**STORED DATA:**

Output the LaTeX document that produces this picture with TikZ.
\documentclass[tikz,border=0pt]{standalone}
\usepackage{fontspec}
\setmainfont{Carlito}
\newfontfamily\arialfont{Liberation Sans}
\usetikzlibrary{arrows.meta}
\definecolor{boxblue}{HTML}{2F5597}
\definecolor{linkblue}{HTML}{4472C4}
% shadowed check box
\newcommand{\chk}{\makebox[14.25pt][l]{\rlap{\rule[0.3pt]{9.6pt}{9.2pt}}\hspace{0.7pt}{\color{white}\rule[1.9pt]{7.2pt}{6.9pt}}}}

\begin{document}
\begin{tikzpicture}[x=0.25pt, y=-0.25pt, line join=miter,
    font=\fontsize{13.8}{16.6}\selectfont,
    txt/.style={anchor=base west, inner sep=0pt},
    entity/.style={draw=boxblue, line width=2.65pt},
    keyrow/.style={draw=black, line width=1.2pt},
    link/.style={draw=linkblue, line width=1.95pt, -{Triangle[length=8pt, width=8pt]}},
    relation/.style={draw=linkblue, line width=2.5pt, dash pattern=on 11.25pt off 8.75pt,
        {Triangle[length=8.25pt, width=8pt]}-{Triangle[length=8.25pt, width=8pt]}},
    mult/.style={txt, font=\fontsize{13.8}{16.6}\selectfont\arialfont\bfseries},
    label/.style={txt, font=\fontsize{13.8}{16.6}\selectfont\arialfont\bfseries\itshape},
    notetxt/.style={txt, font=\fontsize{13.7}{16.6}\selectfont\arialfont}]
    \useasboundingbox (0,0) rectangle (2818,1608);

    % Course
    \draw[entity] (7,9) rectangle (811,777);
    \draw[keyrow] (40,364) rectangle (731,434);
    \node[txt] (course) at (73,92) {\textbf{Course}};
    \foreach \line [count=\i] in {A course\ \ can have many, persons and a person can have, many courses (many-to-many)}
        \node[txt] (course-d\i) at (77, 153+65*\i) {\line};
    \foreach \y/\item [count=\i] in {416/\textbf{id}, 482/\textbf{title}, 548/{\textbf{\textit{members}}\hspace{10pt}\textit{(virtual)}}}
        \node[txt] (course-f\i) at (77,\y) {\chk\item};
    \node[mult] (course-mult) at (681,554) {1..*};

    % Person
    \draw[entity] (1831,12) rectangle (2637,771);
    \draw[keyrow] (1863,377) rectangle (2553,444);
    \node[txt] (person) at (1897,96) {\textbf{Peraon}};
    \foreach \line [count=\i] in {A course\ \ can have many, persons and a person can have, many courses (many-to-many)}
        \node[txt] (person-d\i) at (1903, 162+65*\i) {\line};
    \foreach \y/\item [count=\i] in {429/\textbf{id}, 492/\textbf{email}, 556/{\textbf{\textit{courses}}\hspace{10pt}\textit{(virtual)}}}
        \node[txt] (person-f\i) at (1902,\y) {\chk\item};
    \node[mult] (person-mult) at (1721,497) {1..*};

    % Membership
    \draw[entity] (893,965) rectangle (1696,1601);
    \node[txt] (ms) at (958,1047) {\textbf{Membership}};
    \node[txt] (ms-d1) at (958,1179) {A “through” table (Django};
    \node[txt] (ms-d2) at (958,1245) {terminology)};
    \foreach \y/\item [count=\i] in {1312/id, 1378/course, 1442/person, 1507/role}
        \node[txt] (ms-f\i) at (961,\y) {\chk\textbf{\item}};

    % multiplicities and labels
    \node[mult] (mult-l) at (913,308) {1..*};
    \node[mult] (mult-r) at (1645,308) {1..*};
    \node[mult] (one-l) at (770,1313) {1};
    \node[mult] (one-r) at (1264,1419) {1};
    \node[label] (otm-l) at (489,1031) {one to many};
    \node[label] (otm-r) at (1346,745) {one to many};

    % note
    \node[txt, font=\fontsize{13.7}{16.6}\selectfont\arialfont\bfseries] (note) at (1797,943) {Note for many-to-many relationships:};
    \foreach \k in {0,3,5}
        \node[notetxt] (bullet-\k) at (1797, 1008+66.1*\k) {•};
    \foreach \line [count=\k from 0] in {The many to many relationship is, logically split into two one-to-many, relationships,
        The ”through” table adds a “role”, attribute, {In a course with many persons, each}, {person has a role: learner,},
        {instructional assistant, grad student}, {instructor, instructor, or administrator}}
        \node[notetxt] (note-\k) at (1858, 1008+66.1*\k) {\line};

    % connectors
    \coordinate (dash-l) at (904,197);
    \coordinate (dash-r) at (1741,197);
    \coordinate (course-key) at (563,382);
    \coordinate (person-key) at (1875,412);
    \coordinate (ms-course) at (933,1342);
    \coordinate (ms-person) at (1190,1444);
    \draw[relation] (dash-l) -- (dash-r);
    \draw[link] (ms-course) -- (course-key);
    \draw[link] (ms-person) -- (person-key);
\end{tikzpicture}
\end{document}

**PROBLEM TO WORK ON:** Copy out the data shown above without altering anything.

**EXERCISE RESPONSE:**
Output the LaTeX document that produces this picture with TikZ.
\documentclass[tikz,border=0pt]{standalone}
\usepackage{fontspec}
\setmainfont{Carlito}
\newfontfamily\arialfont{Liberation Sans}
\usetikzlibrary{arrows.meta}
\definecolor{boxblue}{HTML}{2F5597}
\definecolor{linkblue}{HTML}{4472C4}
% shadowed check box
\newcommand{\chk}{\makebox[14.25pt][l]{\rlap{\rule[0.3pt]{9.6pt}{9.2pt}}\hspace{0.7pt}{\color{white}\rule[1.9pt]{7.2pt}{6.9pt}}}}

\begin{document}
\begin{tikzpicture}[x=0.25pt, y=-0.25pt, line join=miter,
    font=\fontsize{13.8}{16.6}\selectfont,
    txt/.style={anchor=base west, inner sep=0pt},
    entity/.style={draw=boxblue, line width=2.65pt},
    keyrow/.style={draw=black, line width=1.2pt},
    link/.style={draw=linkblue, line width=1.95pt, -{Triangle[length=8pt, width=8pt]}},
    relation/.style={draw=linkblue, line width=2.5pt, dash pattern=on 11.25pt off 8.75pt,
        {Triangle[length=8.25pt, width=8pt]}-{Triangle[length=8.25pt, width=8pt]}},
    mult/.style={txt, font=\fontsize{13.8}{16.6}\selectfont\arialfont\bfseries},
    label/.style={txt, font=\fontsize{13.8}{16.6}\selectfont\arialfont\bfseries\itshape},
    notetxt/.style={txt, font=\fontsize{13.7}{16.6}\selectfont\arialfont}]
    \useasboundingbox (0,0) rectangle (2818,1608);

    % Course
    \draw[entity] (7,9) rectangle (811,777);
    \draw[keyrow] (40,364) rectangle (731,434);
    \node[txt] (course) at (73,92) {\textbf{Course}};
    \foreach \line [count=\i] in {A course\ \ can have many, persons and a person can have, many courses (many-to-many)}
        \node[txt] (course-d\i) at (77, 153+65*\i) {\line};
    \foreach \y/\item [count=\i] in {416/\textbf{id}, 482/\textbf{title}, 548/{\textbf{\textit{members}}\hspace{10pt}\textit{(virtual)}}}
        \node[txt] (course-f\i) at (77,\y) {\chk\item};
    \node[mult] (course-mult) at (681,554) {1..*};

    % Person
    \draw[entity] (1831,12) rectangle (2637,771);
    \draw[keyrow] (1863,377) rectangle (2553,444);
    \node[txt] (person) at (1897,96) {\textbf{Peraon}};
    \foreach \line [count=\i] in {A course\ \ can have many, persons and a person can have, many courses (many-to-many)}
        \node[txt] (person-d\i) at (1903, 162+65*\i) {\line};
    \foreach \y/\item [count=\i] in {429/\textbf{id}, 492/\textbf{email}, 556/{\textbf{\textit{courses}}\hspace{10pt}\textit{(virtual)}}}
        \node[txt] (person-f\i) at (1902,\y) {\chk\item};
    \node[mult] (person-mult) at (1721,497) {1..*};

    % Membership
    \draw[entity] (893,965) rectangle (1696,1601);
    \node[txt] (ms) at (958,1047) {\textbf{Membership}};
    \node[txt] (ms-d1) at (958,1179) {A “through” table (Django};
    \node[txt] (ms-d2) at (958,1245) {terminology)};
    \foreach \y/\item [count=\i] in {1312/id, 1378/course, 1442/person, 1507/role}
        \node[txt] (ms-f\i) at (961,\y) {\chk\textbf{\item}};

    % multiplicities and labels
    \node[mult] (mult-l) at (913,308) {1..*};
    \node[mult] (mult-r) at (1645,308) {1..*};
    \node[mult] (one-l) at (770,1313) {1};
    \node[mult] (one-r) at (1264,1419) {1};
    \node[label] (otm-l) at (489,1031) {one to many};
    \node[label] (otm-r) at (1346,745) {one to many};

    % note
    \node[txt, font=\fontsize{13.7}{16.6}\selectfont\arialfont\bfseries] (note) at (1797,943) {Note for many-to-many relationships:};
    \foreach \k in {0,3,5}
        \node[notetxt] (bullet-\k) at (1797, 1008+66.1*\k) {•};
    \foreach \line [count=\k from 0] in {The many to many relationship is, logically split into two one-to-many, relationships,
        The ”through” table adds a “role”, attribute, {In a course with many persons, each}, {person has a role: learner,},
        {instructional assistant, grad student}, {instructor, instructor, or administrator}}
        \node[notetxt] (note-\k) at (1858, 1008+66.1*\k) {\line};

    % connectors
    \coordinate (dash-l) at (904,197);
    \coordinate (dash-r) at (1741,197);
    \coordinate (course-key) at (563,382);
    \coordinate (person-key) at (1875,412);
    \coordinate (ms-course) at (933,1342);
    \coordinate (ms-person) at (1190,1444);
    \draw[relation] (dash-l) -- (dash-r);
    \draw[link] (ms-course) -- (course-key);
    \draw[link] (ms-person) -- (person-key);
\end{tikzpicture}
\end{document}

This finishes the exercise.